Остатки кавдивизии давно следовало бы отвести с переднего края, однако заменить их было пока нечем. Да и нужны были эти несгибаемые ветераны, сколько бы их ни осталось в строю, сейчас именно на передовой. Ценя их как костяк, способный цементировать оборону, мы пошли на то, что временно присоединили к 154-му кавполку подполковника А. К. Макаренко, у которого своих людей оставалось всего несколько десятков, соседний 773-й стрелковый полк, потерявший в бою только что назначенного нового командира капитана Е. И. Леонова, вчерашнего комбата из 8-й бригады морской пехоты.
Среди событий дня было и отрадное: части второго сектора вновь заняли высоту с Итальянским кладбищем. Но восстановить положение на участках 3-го морского и Разинского полков до вечера не удалось.
В отличие от прошлых суток активность противника не прекращалась и с наступлением темноты. Из двух секторов сообщили, что немецкие солдаты — этого в декабре еще не бывало — идут в атаку без шинелей, в одних мундирчиках.
Мороз ослабел, но все же форма была не по погоде. Когда несколько полузамерзших немцев сдались в плен, мы узнали, что шинели у них отобрали перед атакой, причем было сказано: "Получите в Севастополе". В Севастополе обещали и обед. Командиры фашистских дивизий делали отчаянные попытки выполнить срывавшийся план, уложиться в назначенные Манштейном, а может быть и кем-то выше, сроки.
К тому часу, когда мы обычно подводили итоги дня, этот боевой день еще не кончился и положение оставалось весьма напряженным. Единственное, что можно было сказать: наш фронт не прорван. Вклинивания, которые произошли в третьем секторе, прорыва обороны еще не означали.
Мелкие группы противника, оказавшиеся у нас в тылах, в основном были уже ликвидированы. Однако группа, что прорвалась между полками Матусевича и Гусарова (батальон или больше), закрепилась на двух безымянных высотках и в примыкающих к ним лощинах Мекензиевых гор. И поскольку разрыв в линии фронта еще не был полностью перекрыт, она могла даже получить подкрепление.
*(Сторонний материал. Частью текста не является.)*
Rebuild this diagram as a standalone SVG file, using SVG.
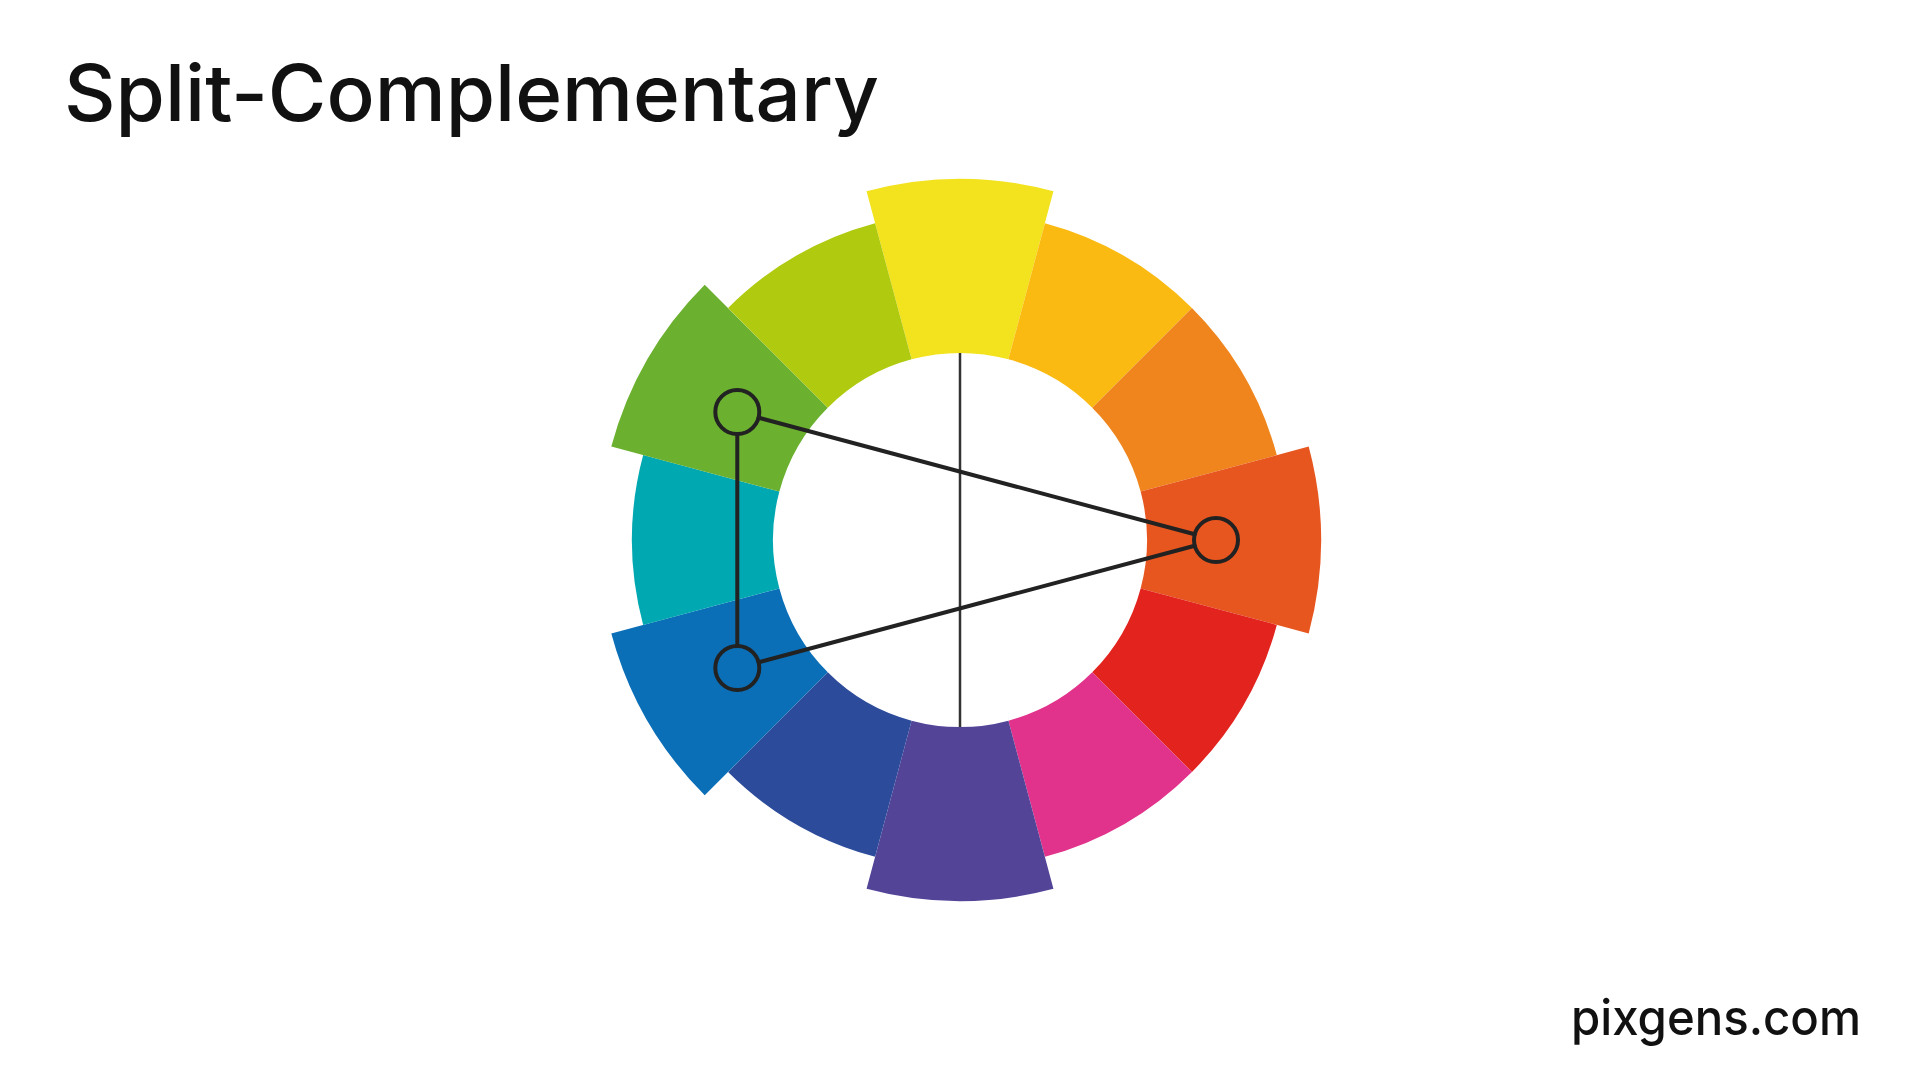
<svg xmlns="http://www.w3.org/2000/svg" width="1920" height="1080" viewBox="0 0 1920 1080">
<style>
.title{font-family:Inter,"Open Sans","Liberation Sans",sans-serif;font-weight:500;fill:#111;}
.ring{stroke:none;}
.tri{stroke:#222;stroke-width:4;fill:none;stroke-linecap:round;}
.axis{stroke:#333;stroke-width:2.5;fill:none;}
.mark{stroke:#222;stroke-width:4;fill:none;}
</style>
<rect width="1920" height="1080" fill="#ffffff"/>
<text class="title" x="64" y="121" font-size="78" textLength="815" lengthAdjust="spacingAndGlyphs">Split-Complementary</text>
<g id="wheel">
<path id="seg-yellow" class="ring" fill="#F3E31E" d="M 866.57 191.30 A 361 361 0 0 1 1053.43 191.30 L 1008.40 359.37 A 187 187 0 0 0 911.60 359.37 Z"/>
<path id="seg-yellow-orange" class="ring" fill="#FBBA12" d="M 1044.89 223.18 A 328 328 0 0 1 1191.93 308.07 L 1092.23 407.77 A 187 187 0 0 0 1008.40 359.37 Z"/>
<path id="seg-orange" class="ring" fill="#EF851C" d="M 1191.93 308.07 A 328 328 0 0 1 1276.82 455.11 L 1140.63 491.60 A 187 187 0 0 0 1092.23 407.77 Z"/>
<path id="seg-red-orange" class="ring" fill="#E8561F" d="M 1308.70 446.57 A 361 361 0 0 1 1308.70 633.43 L 1140.63 588.40 A 187 187 0 0 0 1140.63 491.60 Z"/>
<path id="seg-red" class="ring" fill="#E2231E" d="M 1276.82 624.89 A 328 328 0 0 1 1191.93 771.93 L 1092.23 672.23 A 187 187 0 0 0 1140.63 588.40 Z"/>
<path id="seg-magenta" class="ring" fill="#E2338C" d="M 1191.93 771.93 A 328 328 0 0 1 1044.89 856.82 L 1008.40 720.63 A 187 187 0 0 0 1092.23 672.23 Z"/>
<path id="seg-purple" class="ring" fill="#534498" d="M 1053.43 888.70 A 361 361 0 0 1 866.57 888.70 L 911.60 720.63 A 187 187 0 0 0 1008.40 720.63 Z"/>
<path id="seg-blue-violet" class="ring" fill="#2D4B9B" d="M 875.11 856.82 A 328 328 0 0 1 728.07 771.93 L 827.77 672.23 A 187 187 0 0 0 911.60 720.63 Z"/>
<path id="seg-blue" class="ring" fill="#0B6FB8" d="M 704.73 795.27 A 361 361 0 0 1 611.30 633.43 L 779.37 588.40 A 187 187 0 0 0 827.77 672.23 Z"/>
<path id="seg-cyan" class="ring" fill="#00A8B1" d="M 643.18 624.89 A 328 328 0 0 1 643.18 455.11 L 779.37 491.60 A 187 187 0 0 0 779.37 588.40 Z"/>
<path id="seg-green" class="ring" fill="#6BB12F" d="M 611.30 446.57 A 361 361 0 0 1 704.73 284.73 L 827.77 407.77 A 187 187 0 0 0 779.37 491.60 Z"/>
<path id="seg-yellow-green" class="ring" fill="#AFCA0F" d="M 728.07 308.07 A 328 328 0 0 1 875.11 223.18 L 911.60 359.37 A 187 187 0 0 0 827.77 407.77 Z"/>
</g>
<g id="connectors">
<line class="axis" x1="960" y1="353" x2="960" y2="727"/>
<line class="tri" x1="758.6" y1="417.7" x2="1194.7" y2="534.3"/>
<line class="tri" x1="758.6" y1="662.3" x2="1194.7" y2="545.7"/>
<line class="tri" x1="737.3" y1="434" x2="737.3" y2="646"/>
</g>
<g id="marker-green"><circle class="mark" cx="737.3" cy="412" r="22"/></g>
<g id="marker-blue"><circle class="mark" cx="737.3" cy="668" r="22"/></g>
<g id="marker-red-orange"><circle class="mark" cx="1216" cy="540" r="22"/></g>
<text class="title" x="1571" y="1035" font-size="50" textLength="290" lengthAdjust="spacingAndGlyphs">pixgens.com</text>
</svg>
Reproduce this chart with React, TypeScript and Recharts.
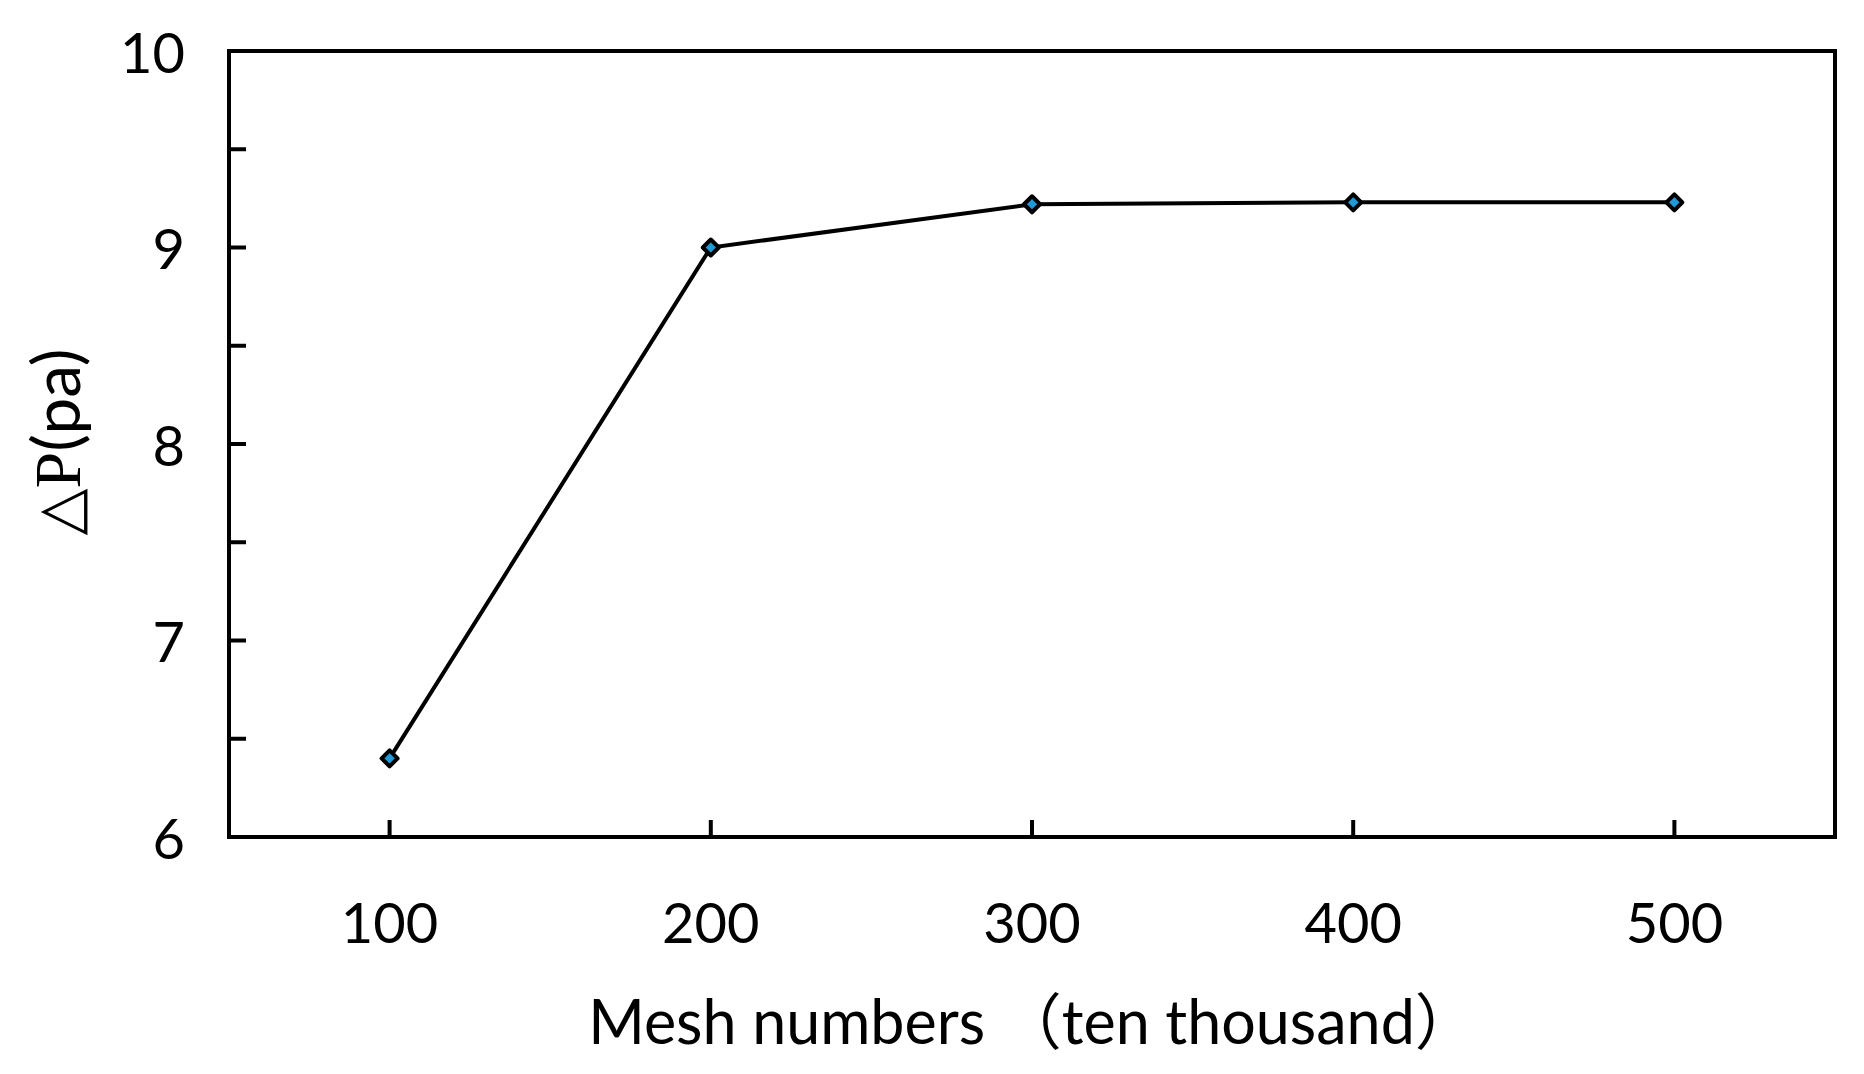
import { LineChart, Line, XAxis, YAxis, ReferenceArea } from 'recharts';

const meshNumbers = [100, 200, 300, 400, 500];
const pressureDrop = [6.4, 9.0, 9.22, 9.23, 9.23];
const xTicks = [100, 200, 300, 400, 500];
const yTicks = [6, 6.5, 7, 7.5, 8, 8.5, 9, 9.5, 10];

const data = meshNumbers.map((m, i) => ({ mesh: m, dp: pressureDrop[i] }));

const FONT = "Lato, 'Noto Sans CJK SC', sans-serif";

const YTick = ({ x, y, payload }: any) => {
  const v = payload.value;
  const major = Number.isInteger(v);
  return (
    <g>
      <line x1={x} y1={y} x2={x + 17} y2={y} stroke="#000" strokeWidth={4} />
      {major && (
        <text x={x - 44} y={y} textAnchor="end" dominantBaseline="central" fontFamily={FONT} fontSize={56} fill="#000">
          {v}
        </text>
      )}
    </g>
  );
};

const XTick = ({ x, y, payload }: any) => (
  <g>
    <line x1={x} y1={y} x2={x} y2={y - 17} stroke="#000" strokeWidth={4} />
    <text x={x} y={y + 84} textAnchor="middle" dominantBaseline="central" fontFamily={FONT} fontSize={56} fill="#000">
      {payload.value}
    </text>
  </g>
);

const Diamond = ({ cx, cy }: any) => {
  if (cx == null || cy == null) return null;
  const r = 8;
  return (
    <polygon
      points={`${cx},${cy - r} ${cx + r},${cy} ${cx},${cy + r} ${cx - r},${cy}`}
      fill="#1f9ad6"
      stroke="#000"
      strokeWidth={4}
      strokeLinejoin="round"
    />
  );
};

// rotated axis title, serif delta + P like the original
const YLabel = () => (
  <text x={0} y={0} transform="translate(80, 442) rotate(-90)" textAnchor="middle" fontSize={66} fill="#000">
    <tspan fontFamily="'DejaVu Serif', 'Liberation Serif', serif" fontSize={61}>△</tspan>
    <tspan fontFamily="'Liberation Serif', serif">P</tspan>
    <tspan fontFamily={FONT}>(pa)</tspan>
  </text>
);

const App = () => {
  return (
    <div style={{ position: 'absolute', left: 0, top: 0, width: 1864, height: 1074, background: '#fff' }}>
      <LineChart width={1864} height={1074} data={data} margin={{ top: 51, right: 29, left: 129, bottom: 0 }}>
        <XAxis
          dataKey="mesh"
          type="number"
          domain={[50, 550]}
          ticks={xTicks}
          height={237}
          tickSize={0}
          tickMargin={0}
          tickLine={false}
          axisLine={{ stroke: '#000', strokeWidth: 4 }}
          tick={<XTick />}
          interval={0}
          label={{
            value: 'Mesh numbers （ten thousand）',
            position: 'insideBottom',
            offset: 30,
            fill: '#000',
            fontSize: 61,
            fontFamily: FONT,
          }}
        />
        <YAxis
          type="number"
          domain={[6, 10]}
          ticks={yTicks}
          width={100}
          tickSize={0}
          tickMargin={0}
          tickLine={false}
          axisLine={{ stroke: '#000', strokeWidth: 4 }}
          tick={<YTick />}
          interval={0}
          label={<YLabel />}
        />
        <ReferenceArea
          x1={50}
          x2={550}
          y1={6}
          y2={10}
          fill="none"
          fillOpacity={0}
          stroke="#000"
          strokeWidth={4}
          ifOverflow="visible"
        />
        <Line
          dataKey="dp"
          stroke="#000"
          strokeWidth={4}
          dot={<Diamond />}
          activeDot={false}
          isAnimationActive={false}
        />
      </LineChart>
    </div>
  );
};

export default App;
Покончить с этими гитлеровцами, засевшими очень близко от бухты и города и, несомненно, имевшими задачу облегчить прорыв сюда всей 24-й дивизии, которая по замыслу врага, очевидно, должна была где-то соединиться с передовыми частями 132-й пехотной, атакующими с другого направления, следовало побыстрее. Характер местности не позволял надеяться, что здесь справятся одни артиллеристы и летчики. Но о том, чтобы генерал Коломиец снял какие-либо подразделения у себя с фронта, не могло быть речи.
Словом, позарез требовался резервный ударный батальон — 500–600 смелых бойцов с грамотным и решительным командиром. Командарм переговорил с контр-адмиралом Жуковым, и Гавриил Васильевич обещал, что людей найдет.